→ **EXERCISE DIRECTIONS**
Write out, word for word, every line from the first one through the line that holds "var xTicks = [0, 25, 50, 75, 100];", and nothing else; skip the pictures.
[START]
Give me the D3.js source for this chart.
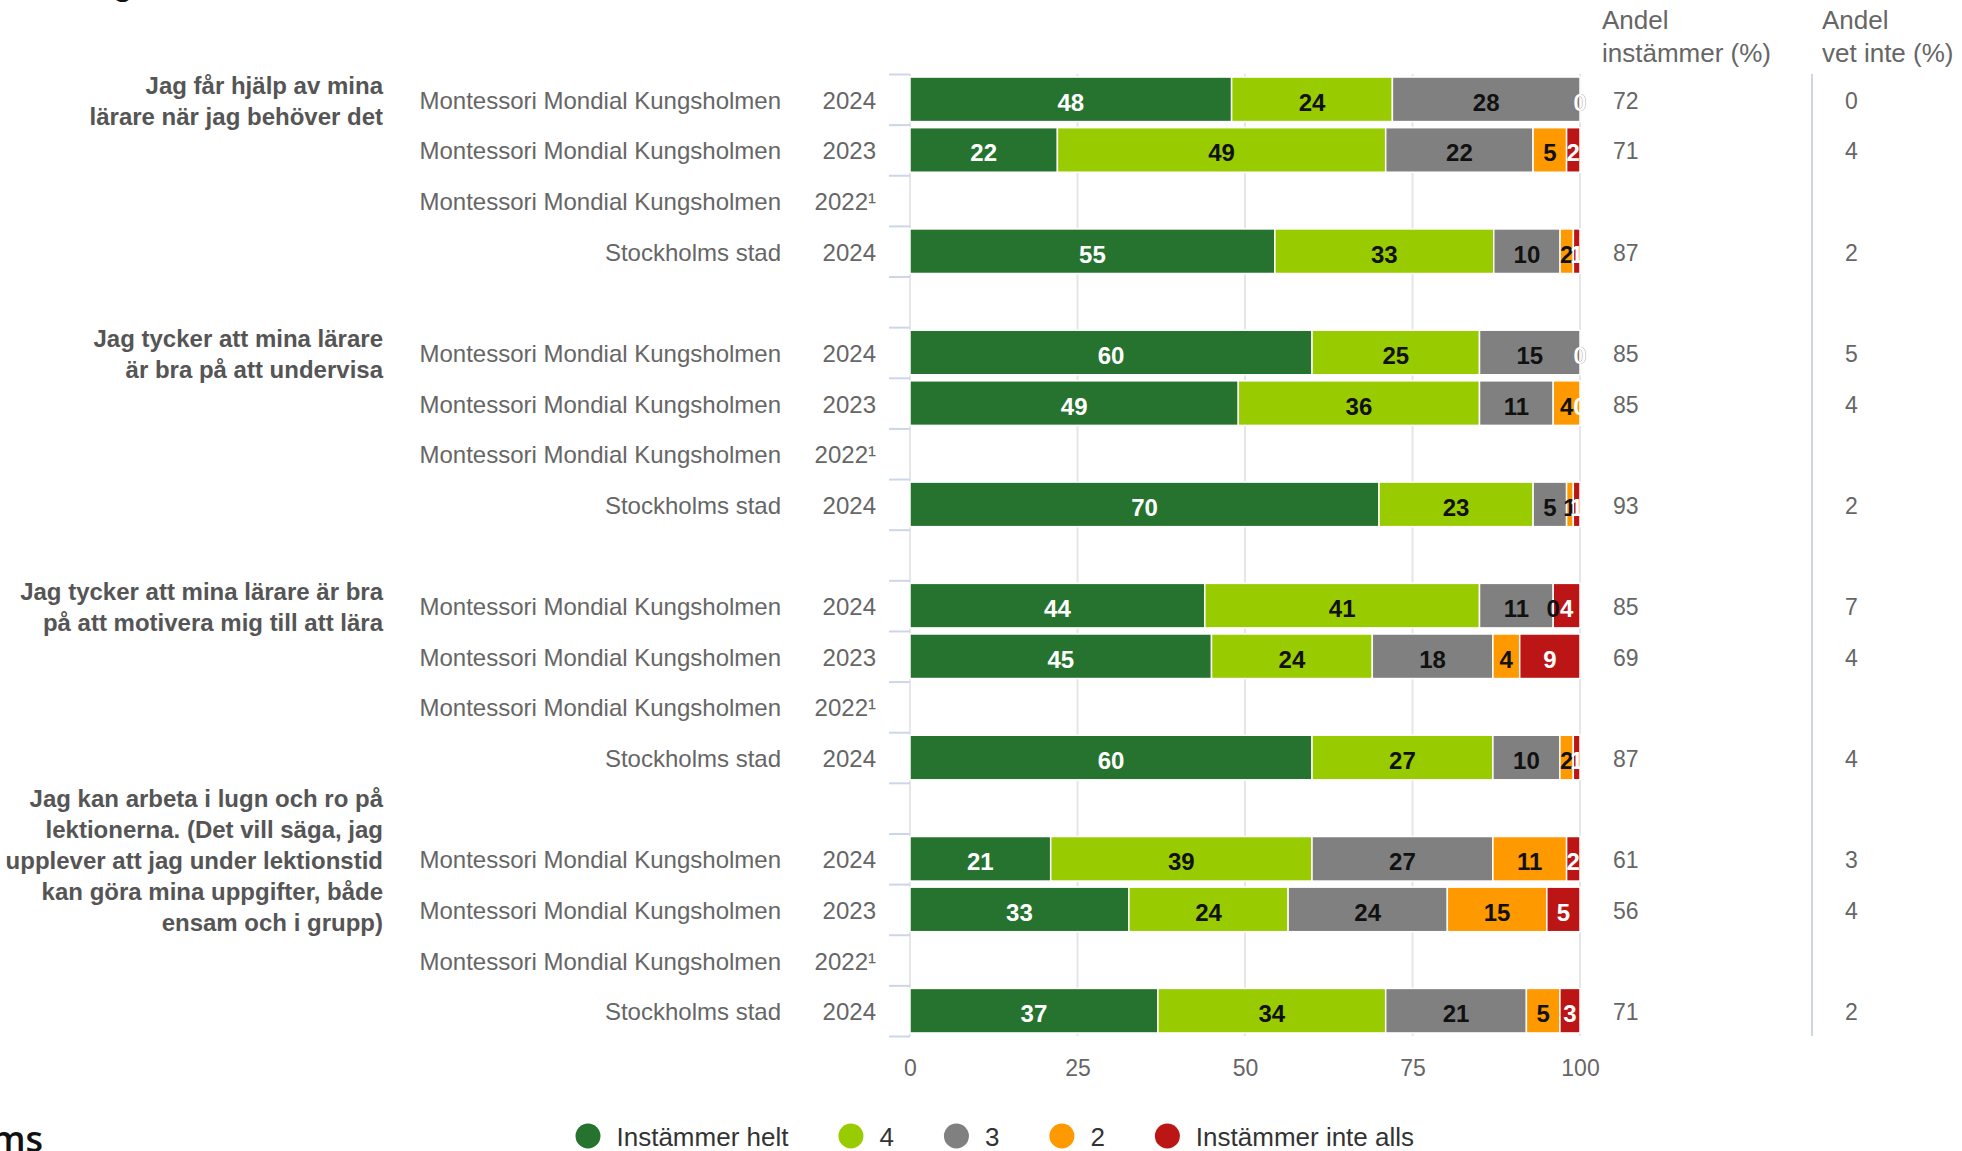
<!DOCTYPE html>
<html>
<head>
<meta charset="utf-8">
<script src="https://cdn.jsdelivr.net/npm/d3@7"></script>
<style>
  body { margin: 0; background: #fff; }
  text { font-family: "Liberation Sans", Arial, sans-serif; }
</style>
</head>
<body>
<script>
var w = 1962;
var h = 1151;

// questions (one per group, wrapped as in the picture)
var questions = [
    ["Jag får hjälp av mina", "lärare när jag behöver det"],
    ["Jag tycker att mina lärare", "är bra på att undervisa"],
    ["Jag tycker att mina lärare är bra", "på att motivera mig till att lära"],
    ["Jag kan arbeta i lugn och ro på", "lektionerna. (Det vill säga, jag",
     "upplever att jag under lektionstid", "kan göra mina uppgifter, både", "ensam och i grupp)"]
];
var schools = ["Montessori Mondial Kungsholmen", "Montessori Mondial Kungsholmen",
               "Montessori Mondial Kungsholmen", "Stockholms stad"];
var years = ["2024", "2023", "2022\u00b9", "2024"];

// series values, 16 rows (4 questions x 4 rows), null = no data
var helt     = [48, 22, null, 55,  60, 49, null, 70,  44, 45, null, 60,  21, 33, null, 37];
var fyra     = [24, 49, null, 33,  25, 36, null, 23,  41, 24, null, 27,  39, 24, null, 34];
var tre      = [28, 22, null, 10,  15, 11, null, 5,   11, 18, null, 10,  27, 24, null, 21];
var tva      = [0,  5,  null, 2,   0,  4,  null, 1,   0,  4,  null, 2,   11, 15, null, 5];
var inteAlls = [0,  2,  null, 1,   0,  0,  null, 1,   4,  9,  null, 1,   2,  5,  null, 3];

var andelInstammer = [72, 71, null, 87,  85, 85, null, 93,  85, 69, null, 87,  61, 56, null, 71];
var andelVetInte   = [0,  4,  null, 2,   5,  4,  null, 2,   7,  4,  null, 4,   3,  4,  null, 2];

var xTicks = [0, 25, 50, 75, 100];

var keys = ["helt", "fyra", "tre", "tva", "alls"];
var names = ["Instämmer helt", "4", "3", "2", "Instämmer inte alls"];
var colors = ["#25732e", "#99cc00", "#808080", "#ff9900", "#bb1515"];
var labelColors = ["#fff", "#111", "#111", "#111", "#fff"];

var svg = d3.select("body")
    .append("svg")
    .attr("width", w)
    .attr("height", h);

svg.append("rect").attr("width", w).attr("height", h).attr("fill", "#fff");

var nSlots = 19;
var top0 = 74, bottom0 = 1036;

var xScale = d3.scaleLinear().domain([0, 100]).range([910, 1580]);
var yScale = d3.scaleBand()
    .domain(d3.range(nSlots))
    .range([top0, bottom0])
    .paddingInner(0.12)
    .paddingOuter(0.06);
var yEdges = d3.scaleLinear().domain([0, nSlots]).range([top0, bottom0]);

// rows -> slot (blank slot between the question groups)
var rows = d3.range(16).map(function(i) {
    return {
        i: i,
        slot: Math.floor(i / 4) * 5 + (i % 4),
        helt: helt[i], fyra: fyra[i], tre: tre[i], tva: tva[i], alls: inteAlls[i]
    };
});
function mid(slot) { return yScale(slot) + yScale.bandwidth() / 2; }

// grid lines
svg.append("g")
    .selectAll("line")
    .data(xTicks)
    .enter()
    .append("line")
    .attr("x1", function(d) { return xScale(d); })
    .attr("x2", function(d) { return xScale(d); })
    .attr("y1", top0)
    .attr("y2", bottom0)
    .attr("stroke", "#e6e6e6")
    .attr("stroke-width", 2);

// left ticks at slot edges
var yAxis = svg.append("g")
    .attr("transform", "translate(" + xScale(0) + ",0)")
    .call(d3.axisLeft(yEdges).tickValues(d3.range(nSlots + 1)).tickFormat("").tickSize(21));
yAxis.select(".domain").remove();
yAxis.selectAll(".tick line").attr("stroke", "#ccd6eb").attr("stroke-width", 2);

// x axis labels
var xAxis = svg.append("g")
    .attr("transform", "translate(0," + 1050 + ")")
    .call(d3.axisBottom(xScale).tickValues(xTicks).tickSize(0).tickPadding(10));
xAxis.select(".domain").remove();
xAxis.selectAll("text")
    .attr("fill", "#666")
    .style("font-size", "23px")
    .style("font-family", "'Liberation Sans', Arial, sans-serif");

// stacked bars, percent stacking
var table = rows.filter(function(r) { return r.helt != null; });
var stack = d3.stack().keys(keys).offset(d3.stackOffsetExpand);
var series = stack(table);

var groups = svg.selectAll("g.series")
    .data(series)
    .enter()
    .append("g")
    .attr("class", "series")
    .attr("fill", function(d, i) { return colors[i]; });

groups.selectAll("rect")
    .data(function(d) { return d; })
    .enter()
    .append("rect")
    .attr("x", function(d) { return xScale(d[0] * 100); })
    .attr("y", function(d) { return yScale(d.data.slot); })
    .attr("width", function(d) { return xScale(d[1] * 100) - xScale(d[0] * 100); })
    .attr("height", yScale.bandwidth())
    .attr("stroke", "#fff")
    .attr("stroke-width", 1.5);

// data labels
series.forEach(function(s, k) {
    svg.append("g")
        .selectAll("text")
        .data(s)
        .enter()
        .append("text")
        .attr("x", function(d) { return xScale((d[0] + d[1]) * 50); })
        .attr("y", function(d) { return mid(d.data.slot) + 11.5; })
        .attr("text-anchor", "middle")
        .attr("fill", labelColors[k])
        .style("font-size", "24px")
        .style("font-weight", "bold")
        .text(function(d) { return d.data[s.key]; });
});

// category labels
svg.append("g")
    .selectAll("text")
    .data(rows)
    .enter()
    .append("text")
    .attr("x", 781)
    .attr("y", function(d) { return mid(d.slot) + 9.5; })
    .attr("text-anchor", "end")
    .attr("fill", "#666")
    .style("font-size", "24px")
    .text(function(d) { return schools[d.i % 4]; });

svg.append("g")
    .selectAll("text")
    .data(rows)
    .enter()
    .append("text")
    .attr("x", 876)
    .attr("y", function(d) { return mid(d.slot) + 9.5; })
    .attr("text-anchor", "end")
    .attr("fill", "#666")
    .style("font-size", "24px")
    .text(function(d) { return years[d.i % 4]; });

// question labels
questions.forEach(function(lines, g) {
    var cy = mid(g * 5);
    var t = svg.append("text")
        .attr("text-anchor", "end")
        .attr("fill", "#555")
        .style("font-size", "24px")
        .style("font-weight", "bold");
    lines.forEach(function(line, j) {
        t.append("tspan")
            .attr("x", 383)
            .attr("y", cy - (lines.length - 1) * 31 / 2 + j * 31 + 10)
            .text(line);
    });
});

// right columns
var colX = [1602, 1822];
var colVal = [1613, 1845];
var headers = [["Andel", "instämmer (%)"], ["Andel", "vet inte (%)"]];
headers.forEach(function(hd, c) {
    hd.forEach(function(line, j) {
        svg.append("text")
            .attr("x", colX[c])
            .attr("y", 29 + j * 33)
            .attr("fill", "#666")
            .style("font-size", "26px")
            .text(line);
    });
});

[andelInstammer, andelVetInte].forEach(function(vals, c) {
    svg.append("g")
        .selectAll("text")
        .data(rows.filter(function(r) { return vals[r.i] != null; }))
        .enter()
        .append("text")
        .attr("x", colVal[c])
        .attr("y", function(d) { return mid(d.slot) + 9.5; })
        .attr("fill", "#666")
        .style("font-size", "23px")
        .text(function(d) { return vals[d.i]; });
});

svg.append("line")
    .attr("x1", 1812).attr("x2", 1812)
    .attr("y1", top0).attr("y2", bottom0)
    .attr("stroke", "#ccd6eb")
    .attr("stroke-width", 2);

// legend
var legend = svg.append("g").attr("transform", "translate(0,1136)");
var lx = 588;
names.forEach(function(name, i) {
    legend.append("circle")
        .attr("cx", lx)
        .attr("cy", 0)
        .attr("r", 12.5)
        .attr("fill", colors[i]);
    var t = legend.append("text")
        .attr("x", lx + 28.5)
        .attr("y", 10)
        .attr("fill", "#333")
        .style("font-size", "26px")
        .text(name);
    lx = lx + 28.5 + t.node().getComputedTextLength() + 62.5;
});

// cut-off text from the surrounding page
svg.append("text")
    .attr("x", 113).attr("y", -5)
    .attr("fill", "#111")
    .style("font-size", "32px")
    .style("font-weight", "bold")
    .text("g");

svg.append("text")
    .attr("x", 43).attr("y", 1152)
    .attr("text-anchor", "end")
    .attr("fill", "#111")
    .style("font-family", "'Open Sans', sans-serif")
    .style("font-size", "36px")
    .style("font-weight", "600")
    .text("ms");
</script>
</body>
</html>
[END]
→ **THE OUTPUT**
Give me the D3.js source for this chart.
<!DOCTYPE html>
<html>
<head>
<meta charset="utf-8">
<script src="https://cdn.jsdelivr.net/npm/d3@7"></script>
<style>
  body { margin: 0; background: #fff; }
  text { font-family: "Liberation Sans", Arial, sans-serif; }
</style>
</head>
<body>
<script>
var w = 1962;
var h = 1151;

// questions (one per group, wrapped as in the picture)
var questions = [
    ["Jag får hjälp av mina", "lärare när jag behöver det"],
    ["Jag tycker att mina lärare", "är bra på att undervisa"],
    ["Jag tycker att mina lärare är bra", "på att motivera mig till att lära"],
    ["Jag kan arbeta i lugn och ro på", "lektionerna. (Det vill säga, jag",
     "upplever att jag under lektionstid", "kan göra mina uppgifter, både", "ensam och i grupp)"]
];
var schools = ["Montessori Mondial Kungsholmen", "Montessori Mondial Kungsholmen",
               "Montessori Mondial Kungsholmen", "Stockholms stad"];
var years = ["2024", "2023", "2022\u00b9", "2024"];

// series values, 16 rows (4 questions x 4 rows), null = no data
var helt     = [48, 22, null, 55,  60, 49, null, 70,  44, 45, null, 60,  21, 33, null, 37];
var fyra     = [24, 49, null, 33,  25, 36, null, 23,  41, 24, null, 27,  39, 24, null, 34];
var tre      = [28, 22, null, 10,  15, 11, null, 5,   11, 18, null, 10,  27, 24, null, 21];
var tva      = [0,  5,  null, 2,   0,  4,  null, 1,   0,  4,  null, 2,   11, 15, null, 5];
var inteAlls = [0,  2,  null, 1,   0,  0,  null, 1,   4,  9,  null, 1,   2,  5,  null, 3];

var andelInstammer = [72, 71, null, 87,  85, 85, null, 93,  85, 69, null, 87,  61, 56, null, 71];
var andelVetInte   = [0,  4,  null, 2,   5,  4,  null, 2,   7,  4,  null, 4,   3,  4,  null, 2];

var xTicks = [0, 25, 50, 75, 100];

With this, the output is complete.